Semi-State Rooms: The private-ish side
These are only open to the public during the winter months (usually October to March). They were the private apartments created for George IV. He had very expensive, very flashy taste. Think lots of gold leaf, heavy red silks, and elaborate carvings.
If the State Apartments are for "The Crown," the Semi-State rooms feel a bit more like a "Home," albeit a home belonging to someone with a limitless credit card.
What to actually do when you visit
Don't just rush to the big rooms. The Moat Garden is stunning if you catch it at the right time. The walk up to the castle from the train station is steep, so wear decent shoes. If you're wearing heels, you're going to have a bad time on the cobblestones.
- Check the flag. Seriously. If the Royal Standard is up, you’re sharing the roof with the King. It adds a bit of a thrill to the visit.
- Watch the Changing of the Guard.
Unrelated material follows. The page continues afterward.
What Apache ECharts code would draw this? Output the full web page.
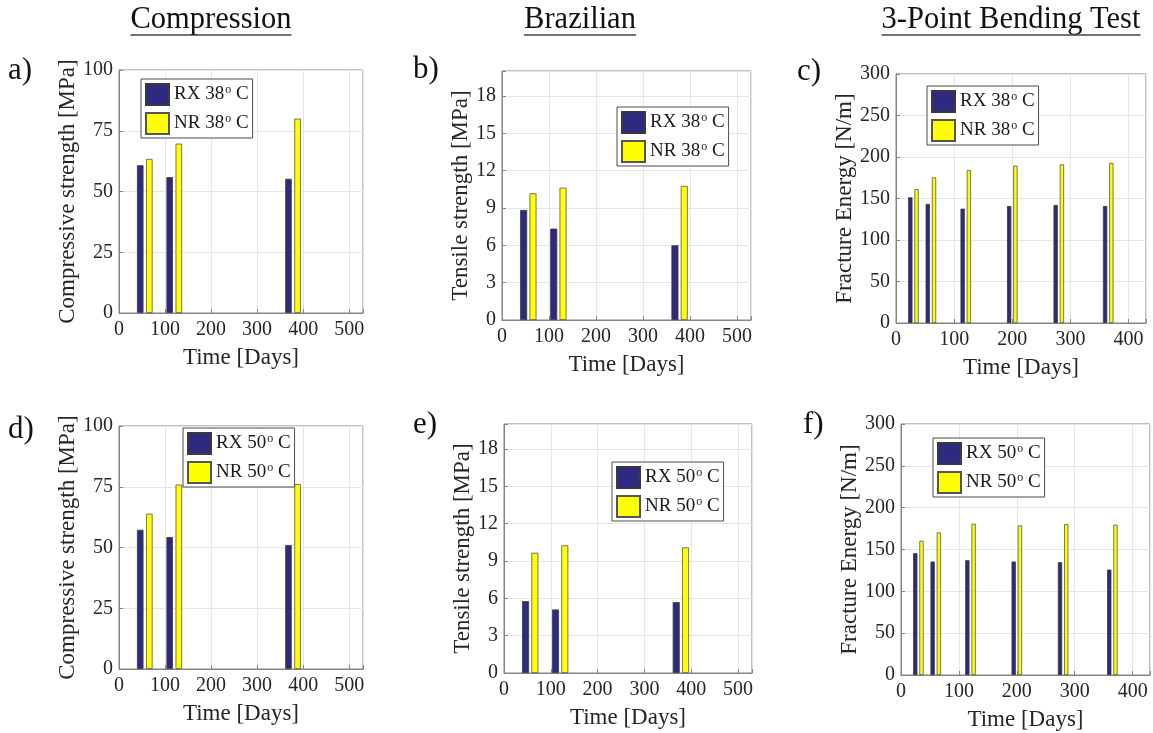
<!DOCTYPE html>
<html>
<head>
<meta charset="utf-8">
<script src="https://cdn.jsdelivr.net/npm/echarts@6/dist/echarts.min.js"></script>
<style>
  html, body { margin: 0; padding: 0; background: #ffffff; }
  #chart { width: 1153px; height: 733px; }
</style>
</head>
<body>
<div id="chart"></div>
<script>
// Ageing time (days) at which specimens were tested
const compDays = [56, 120, 378];
const tensDays = [56, 120, 378];
const fracDays = [30, 60, 120, 200, 280, 365];

// Compressive strength [MPa]
const compRX38 = [60.8, 55.9, 55.2];
const compNR38 = [63.4, 69.7, 80.0];
const compRX50 = [57.3, 54.3, 51.0];
const compNR50 = [63.9, 75.9, 76.1];

// Tensile (Brazilian) strength [MPa]
const tensRX38 = [8.84, 7.34, 6.0];
const tensNR38 = [10.18, 10.63, 10.77];
const tensRX50 = [5.77, 5.10, 5.69];
const tensNR50 = [9.66, 10.25, 10.09];

// Fracture energy [N/m]
const fracRX38 = [151.4, 143.4, 137.8, 141.0, 142.2, 141.0];
const fracNR38 = [161.4, 175.5, 184.3, 189.6, 191.2, 192.8];
const fracRX50 = [145.6, 135.6, 137.2, 135.6, 134.8, 126.0];
const fracNR50 = [160.4, 170.4, 180.8, 178.8, 180.4, 179.6];

// Tick labels
const dayTicksLong = [0, 100, 200, 300, 400, 500];
const dayTicksShort = [0, 100, 200, 300, 400];
const compTicks = [0, 25, 50, 75, 100];
const tensTicks = [0, 3, 6, 9, 12, 15, 18];
const fracTicks = [0, 50, 100, 150, 200, 250, 300];

// Text
const columnTitles = ['Compression', 'Brazilian', '3-Point Bending Test'];
const panelLetters = ['a)', 'b)', 'c)', 'd)', 'e)', 'f)'];
const xAxisName = 'Time [Days]';
const yNames = ['Compressive strength [MPa]', 'Tensile strength [MPa]', 'Fracture Energy [N/m]'];
const seriesNames38 = ['RX 38° C', 'NR 38° C'];
const seriesNames50 = ['RX 50° C', 'NR 50° C'];

const SERIF = '"Liberation Serif", "Times New Roman", serif';
const TEXT = '#262626';
const AXIS = '#858585';
const GRIDLINE = '#e6e6e6';
const RX_COLOR = '#2e2a80';
const NR_COLOR = '#ffff00';

// Layout of the six panels
const panels = [
  { grid: [119, 70, 244, 243], days: compDays, rx: compRX38, nr: compNR38, names: seriesNames38,
    xMax: 530, xTicks: dayTicksLong, yMax: 100, yInt: 25, yTicks: compTicks, yName: yNames[0], yGap: 39,
    legend: [141, 79], barW: 6.5, barGap: '40%' },
  { grid: [502, 71, 249, 249], days: tensDays, rx: tensRX38, nr: tensNR38, names: seriesNames38,
    xMax: 530, xTicks: dayTicksLong, yMax: 20, yInt: 3, yTicks: tensTicks, yName: yNames[1], yGap: 28,
    legend: [617, 107], barW: 7, barGap: '33%' },
  { grid: [896, 74, 250, 249], days: fracDays, rx: fracRX38, nr: fracNR38, names: seriesNames38,
    xMax: 430, xTicks: dayTicksShort, yMax: 300, yInt: 50, yTicks: fracTicks, yName: yNames[2], yGap: 40,
    legend: [927, 86], barW: 4.3, barGap: '45%' },
  { grid: [119, 426, 244, 243], days: compDays, rx: compRX50, nr: compNR50, names: seriesNames50,
    xMax: 530, xTicks: dayTicksLong, yMax: 100, yInt: 25, yTicks: compTicks, yName: yNames[0], yGap: 39,
    legend: [183, 428], barW: 6.5, barGap: '40%' },
  { grid: [504, 424, 248, 249], days: tensDays, rx: tensRX50, nr: tensNR50, names: seriesNames50,
    xMax: 530, xTicks: dayTicksLong, yMax: 20, yInt: 3, yTicks: tensTicks, yName: yNames[1], yGap: 28,
    legend: [612, 462], barW: 7, barGap: '33%' },
  { grid: [901, 424, 250, 251], days: fracDays, rx: fracRX50, nr: fracNR50, names: seriesNames50,
    xMax: 430, xTicks: dayTicksShort, yMax: 300, yInt: 50, yTicks: fracTicks, yName: yNames[2], yGap: 40,
    legend: [933, 438], barW: 4.3, barGap: '45%' }
];

const titlePos = [[211, 20], [580, 20], [1011, 20]];
const letterPos = [[8, 71], [413, 70], [797, 72], [8, 430], [413, 425], [803, 425]];

function pairs(xs, ys) { return xs.map((x, i) => [x, ys[i]]); }
function tickFormatter(list) { return v => (list.indexOf(v) >= 0 ? String(v) : ''); }

// Legend label: "RX 38" + superscript o + " C"
function legendLabel(name) {
  const parts = name.split('°');
  return '{t|' + parts[0] + '}{s|o}{t|' + parts[1] + '}';
}

const grids = [], xAxes = [], yAxes = [], series = [], legends = [];

panels.forEach((p, i) => {
  grids.push({
    left: p.grid[0], top: p.grid[1], width: p.grid[2], height: p.grid[3],
    show: true, borderColor: AXIS, borderWidth: 1, backgroundColor: '#ffffff'
  });
  xAxes.push({
    type: 'value', gridIndex: i, min: 0, max: p.xMax, interval: 100,
    name: xAxisName, nameLocation: 'middle', nameGap: 33,
    nameTextStyle: { fontFamily: SERIF, fontSize: 23, color: TEXT },
    axisLine: { show: true, onZero: false, lineStyle: { color: AXIS } },
    axisTick: { show: true, inside: true, length: 4, lineStyle: { color: AXIS } },
    axisLabel: { fontFamily: SERIF, fontSize: 20, color: TEXT, margin: 7, formatter: tickFormatter(p.xTicks) },
    splitLine: { show: true, lineStyle: { color: GRIDLINE } }
  });
  yAxes.push({
    type: 'value', gridIndex: i, min: 0, max: p.yMax, interval: p.yInt,
    name: p.yName, nameLocation: 'middle', nameGap: p.yGap,
    nameTextStyle: { fontFamily: SERIF, fontSize: 23, color: TEXT },
    axisLine: { show: true, lineStyle: { color: AXIS } },
    axisTick: { show: true, inside: true, length: 4, lineStyle: { color: AXIS } },
    axisLabel: { fontFamily: SERIF, fontSize: 20, color: TEXT, margin: 6, formatter: tickFormatter(p.yTicks) },
    splitLine: { show: true, lineStyle: { color: GRIDLINE } }
  });
  series.push({
    type: 'bar', name: p.names[0], xAxisIndex: i, yAxisIndex: i,
    data: pairs(p.days, p.rx), barWidth: p.barW, barGap: p.barGap,
    itemStyle: { color: RX_COLOR, borderColor: '#3a3a3a', borderWidth: 0.8 },
    silent: true
  });
  series.push({
    type: 'bar', name: p.names[1], xAxisIndex: i, yAxisIndex: i,
    data: pairs(p.days, p.nr), barWidth: p.barW, barGap: p.barGap,
    itemStyle: { color: NR_COLOR, borderColor: '#555555', borderWidth: 0.8 },
    silent: true
  });
  legends.push({
    left: p.legend[0], top: p.legend[1], orient: 'vertical',
    data: p.names, icon: 'rect', itemWidth: 23, itemHeight: 21, itemGap: 6,
    padding: [4, 4, 3, 4], borderColor: '#4d4d4d', borderWidth: 1, backgroundColor: '#ffffff',
    selectedMode: false,
    formatter: legendLabel,
    textStyle: {
      rich: {
        t: { fontFamily: SERIF, fontSize: 19, color: '#1a1a1a', lineHeight: 21 },
        s: { fontFamily: SERIF, fontSize: 12, color: '#1a1a1a', lineHeight: 12, verticalAlign: 'top', padding: [0, 0, 0, 1] }
      }
    }
  });
});

// Column headings with an underline sized to the text
const measureCtx = document.createElement('canvas').getContext('2d');
const TITLE_SIZE = 30.5;
const graphics = [];
columnTitles.forEach((t, i) => {
  measureCtx.font = TITLE_SIZE + 'px "Liberation Serif"';
  const w = measureCtx.measureText(t).width;
  const [cx, cy] = titlePos[i];
  graphics.push({
    type: 'text', x: cx, y: cy,
    style: { text: t, fontFamily: SERIF, fontSize: TITLE_SIZE, fill: '#111111', align: 'center', verticalAlign: 'middle' }
  });
  graphics.push({
    type: 'line', shape: { x1: cx - w / 2, y1: cy + 15, x2: cx + w / 2, y2: cy + 15 },
    style: { stroke: '#444444', lineWidth: 1.5 }
  });
});
panelLetters.forEach((t, i) => {
  graphics.push({
    type: 'text', x: letterPos[i][0], y: letterPos[i][1],
    style: { text: t, fontFamily: SERIF, fontSize: 31, fill: '#111111', align: 'left', verticalAlign: 'middle' }
  });
});

const chart = echarts.init(document.getElementById('chart'), null, { renderer: 'canvas' });
chart.setOption({
  animation: false,
  backgroundColor: '#ffffff',
  grid: grids,
  xAxis: xAxes,
  yAxis: yAxes,
  legend: legends,
  series: series,
  graphic: graphics
});
</script>
</body>
</html>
It usually happens at 11:00 AM on specific days. It’s less crowded than the one at Buckingham Palace and you get a much better view of the soldiers.
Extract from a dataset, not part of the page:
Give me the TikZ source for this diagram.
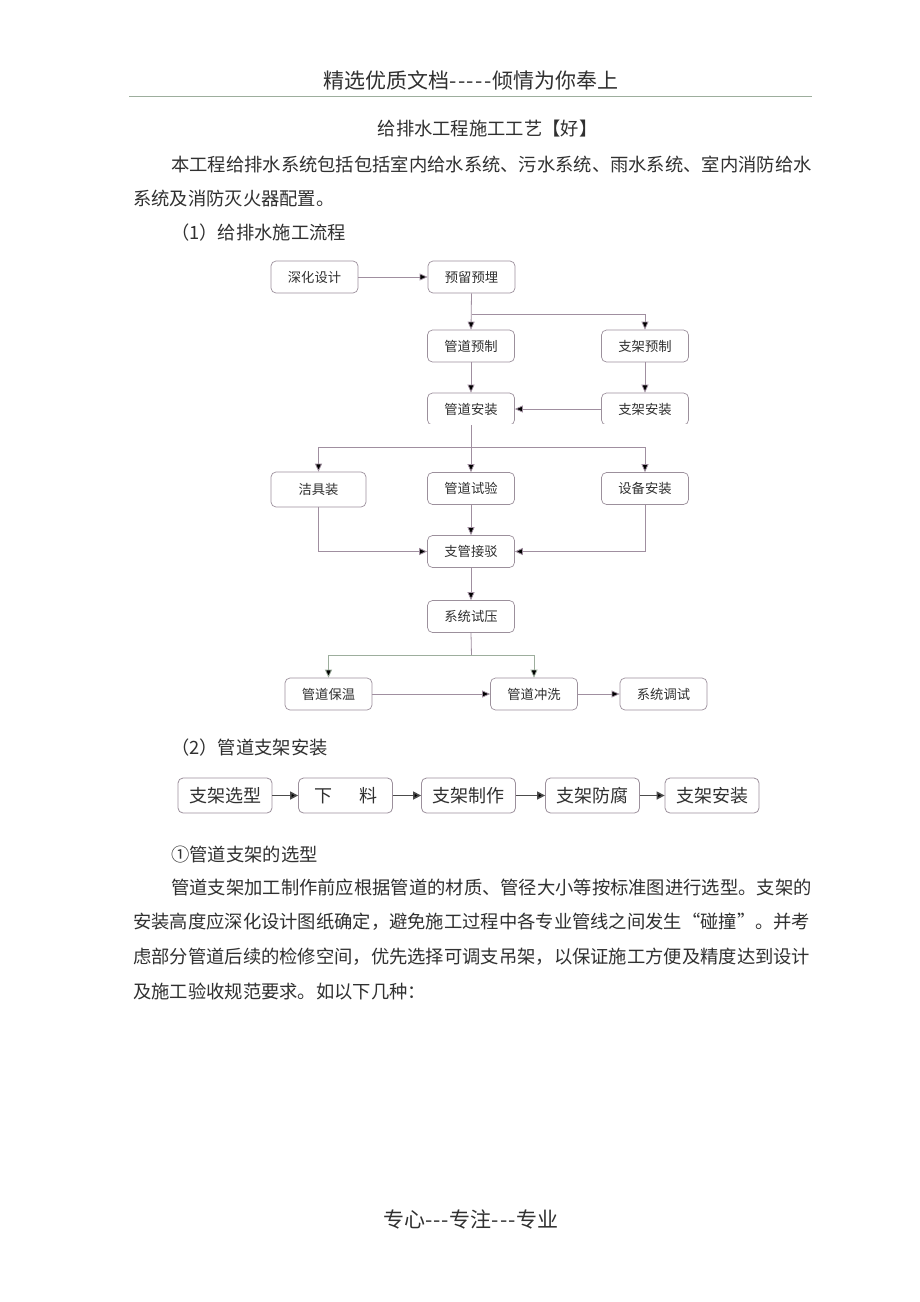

- Look at the ceilings. In the State Apartments, the ceilings are often more impressive than the stuff on the walls. The wood carvings by Grinling Gibbons are legendary—the man could make wood look like delicate lace or realistic fruit.
- Don't skip the North Terrace. The views across the Thames and toward Eton College are incredible. It gives you a sense of why this spot was chosen for a fortress; you can see everything coming from miles away.
Navigating the crowds
Windsor is busy. There’s no way around it. To get the most out of being inside the Windsor Castle, you need to arrive early. Like, "be the first in line" early.
The audio guide is actually worth using. It’s narrated by experts and sometimes members of the household staff, and it gives context to the paintings that you’d otherwise just walk past. Without it, the "Room of many gold things" just becomes another "Room of many gold things."
Most people spend about 2 to 3 hours inside. If you’re a history nerd, give yourself 4. There is a lot of walking involved, and the security check at the entrance is basically airport-style, so don't bring anything you wouldn't take on a plane.
Practical next steps for your visit
If you are planning to go, book your tickets online in advance. They do sell out, especially on weekends and during school holidays. Once you’re done with the castle, take a walk down the Long Walk. It’s a three-mile straight path that leads away from the castle into the Great Park. You don’t have to walk the whole thing, but walking just half a mile down gives you the iconic "movie poster" view of the castle behind you.
Also, check the official Royal Collection Trust website the morning of your visit. Because it’s a working palace, they sometimes close certain rooms or the entire castle on short notice for state events.
Go to the chapel first if you can. It closes earlier than the rest of the castle because it’s a place of worship. If you wait until the end of your tour, you might find the doors locked for a private service.
Final tip: If you get your ticket stamped by a warden before you leave, it becomes a 1-year pass. You can come back as many times as you want for the next 12 months for free. It’s the best deal in British tourism, honestly.